Sans pathos, avec pudeur mais aussi suffisamment de franchise pour ne pas cacher la brutalité que cela implique, Charlotte Biron parle remarquablement de la douleur. Une langue très poétique. Des références à des autrices et auteurs contemporains. 136 pages seulement, mais de quoi lire et relire pendant des heures.
Est-ce décourageant de dire que ce livre est « dur » ? Il ne faudrait pas, ce serait malvenu et dommage, vous risqueriez de passer à côté d’un superbe récit. Car cette dureté est celle d’une pierre noire et sombre, un granit que la nature a façonné comme une œuvre d’art, à une lame acérée, forgée par les artisans les plus habiles.
Ne vous fiez pas à cette couverture rose pâle. La couleur qui règne sur ce récit est le gris triste des petits matins glacés. Le jaune abstrait des néons des salles de consultation et des salles d’opération, des « néons qui clignotent comme si c’était un hôpital de guerre ».
Ne vous fiez pas à ce résumé de quatrième de couverture qui laisse si peu transparaître ce dont parle ce récit (qui est plutôt in-résumable) : « des murmures, bientôt des phrases », « des voix à la radio »… mais qui sont là pour « tromper la solitude et la douleur », la douleur d’un « corps en convalescence, improductif, à l’écart du monde ».Car c’est de cela qu’il s’agit. La radio est là en effet. Les voix, les enregistrements mais ce récit est celui d’une douleur. Mais comment parler de la douleur ? De la maladie ? De ce qui précède et de tout ce qui s’en suit ? Comment dire l’indicible ? Ce qu’on ne peut pas dire parce que c’est trop dur, mais de ce qu’on dire parce que c’est le seul moyen le dompter (si tant est que ce soit possible) ?
La narratrice a une tumeur à la mâchoire. Elle part à l’hôpital avec sa mère. Les opérations se succèdent, se répètent. Un prélèvement d’os à la hanche pour reconstruire la mâchoire, ce qui l’empêche de marcher. Et, entre chaque opération, le repos mais surtout l’arrêt car « la maladie empêche le déroulement normal des jours, la maladie mange les jours ». L’oubli – « mes amies ne m’écrivent plus pour savoir comment l’opération s’est déroulée ». Et la colère, une vraie colère, l’envie d’être désagréable avec les infirmiers et les infirmières, les autres malades. Et la douleur. La solitude qu’on éprouve face à la douleur. Comment établir une relation avec cette douleur ? Lui donner un nom ? En parler ? Comment parler de cette tumeur ? Écrire, prendre des notes, « ce serait un projet littéraire sous forme de fragments », mais « ce n’est pas l’histoire d’une tumeur ».

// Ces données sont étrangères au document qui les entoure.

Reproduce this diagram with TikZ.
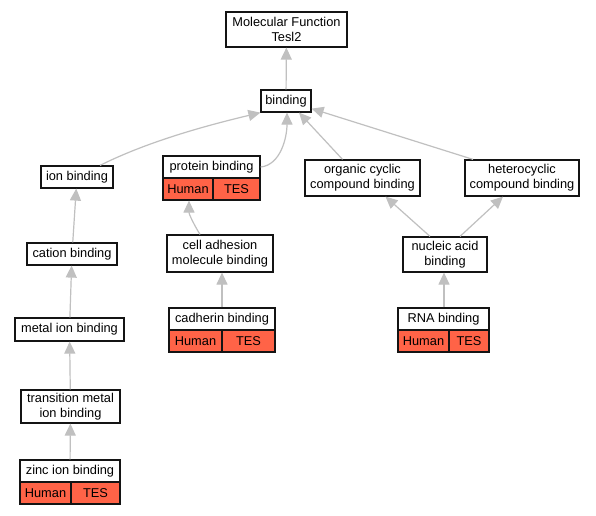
\documentclass[tikz,border=0pt]{standalone}
\usepackage{fontspec}
\setmainfont{Liberation Sans}
\usetikzlibrary{arrows.meta}
\definecolor{edgegray}{HTML}{C0C0C0}
\definecolor{boxline}{HTML}{141414}
\definecolor{tomatofill}{HTML}{FF6347}
\begin{document}
\begin{tikzpicture}[x=1pt,y=-1pt,
  every node/.style={font=\fontsize{12.8}{15}\selectfont, inner sep=0pt},
  term/.style={draw=boxline, line width=1.2pt, fill=white, align=center},
  cell/.style={draw=boxline, line width=1.2pt, fill=tomatofill, minimum height=22pt},
  isa/.style={draw=edgegray, line width=1.2pt, -{Triangle[length=12pt,width=11pt]}}
]
\fill[white] (0,0) rectangle (596,515);
\useasboundingbox (0,0) rectangle (596,515);

% nodes
\node[term, minimum width=121pt, minimum height=35pt] (mf) at (286.5,29.5) {Molecular Function\\Tesl2};
\node[term, minimum width=50pt, minimum height=22pt] (bind) at (286,101) {binding};
\node[term, minimum width=72pt, minimum height=22pt] (ion) at (77,177) {ion binding};
\node[term, minimum width=97pt, minimum height=22pt] (prot) at (211.5,167) {protein binding};
\node[cell, minimum width=50pt] (protH) at (188,189) {Human};
\node[cell, minimum width=47pt] (protT) at (236.5,189) {TES};
\node[term, minimum width=115pt, minimum height=36pt] (org) at (362.5,178) {organic cyclic\\compound binding};
\node[term, minimum width=114pt, minimum height=36pt] (het) at (522,178) {heterocyclic\\compound binding};
\node[term, minimum width=90pt, minimum height=22pt] (cat) at (72,254) {cation binding};
\node[term, minimum width=106pt, minimum height=37pt] (cam) at (220,253.5) {cell adhesion\\molecule binding};
\node[term, minimum width=109pt, minimum height=23pt] (met) at (69.5,329.5) {metal ion binding};
\node[term, minimum width=106pt, minimum height=22pt] (cad) at (222,319) {cadherin binding};
\node[cell, minimum width=53pt] (cadH) at (195.5,341) {Human};
\node[cell, minimum width=53pt] (cadT) at (248.5,341) {TES};
\node[term, minimum width=84pt, minimum height=35pt] (nuc) at (445,254.5) {nucleic acid\\binding};
\node[term, minimum width=91pt, minimum height=22pt] (rna) at (443.5,319) {RNA binding};
\node[cell, minimum width=51pt] (rnaH) at (423.5,341) {Human};
\node[cell, minimum width=40pt] (rnaT) at (469,341) {TES};
\node[term, minimum width=99pt, minimum height=33pt] (tmi) at (70.5,406.5) {transition metal\\ion binding};
\node[term, minimum width=100pt, minimum height=22pt] (zinc) at (70,471) {zinc ion binding};
\node[cell, minimum width=51pt] (zincH) at (45.5,493) {Human};
\node[cell, minimum width=49pt] (zincT) at (95.5,493) {TES};

% edges
\draw[isa] (bind) -- (mf);
\draw[isa] ([xshift=23pt]ion.north) .. controls +(50,-25) and +(-50,12) .. (bind.south west);
\draw[isa] (prot.east) .. controls +(20,-2) and +(0,25) .. ([xshift=1pt]bind.south);
\draw[isa] ([xshift=-20pt]org.north) -- ([xshift=13pt]bind.south);
\draw[isa] ([xshift=-49pt]het.north) -- ([yshift=4pt]bind.south east);
\draw[isa] (cat) -- (ion);
\draw[isa] (met) -- (cat);
\draw[isa] (tmi) -- (met);
\draw[isa] (zinc) -- (tmi);
\draw[isa] ([xshift=-20pt]cam.north) .. controls +(-5,-8) and +(0,14) .. ([xshift=1pt]protH.south);
\draw[isa] (cad.north) -- (cad.north |- cam.south);
\draw[isa] ([xshift=-15pt]nuc.north) -- ([xshift=23pt]org.south);
\draw[isa] ([xshift=15pt]nuc.north) -- ([xshift=-19pt]het.south);
\draw[isa] ([xshift=0.5pt]rna.north) -- ([xshift=0.5pt]rna.north |- nuc.south);
\end{tikzpicture}
\end{document}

Charlotte Biron nous balance un coup de poing en pleine gueule avec ce récit à l’odeur du sang, de médicaments et d’urine, froid comme le sol d’une salle de bain, violent comme une tumeur à la mâchoire, douloureux comme une longue série d’opérations, comme l’oubli et la disparition. Et peut-être l’espoir de la radio.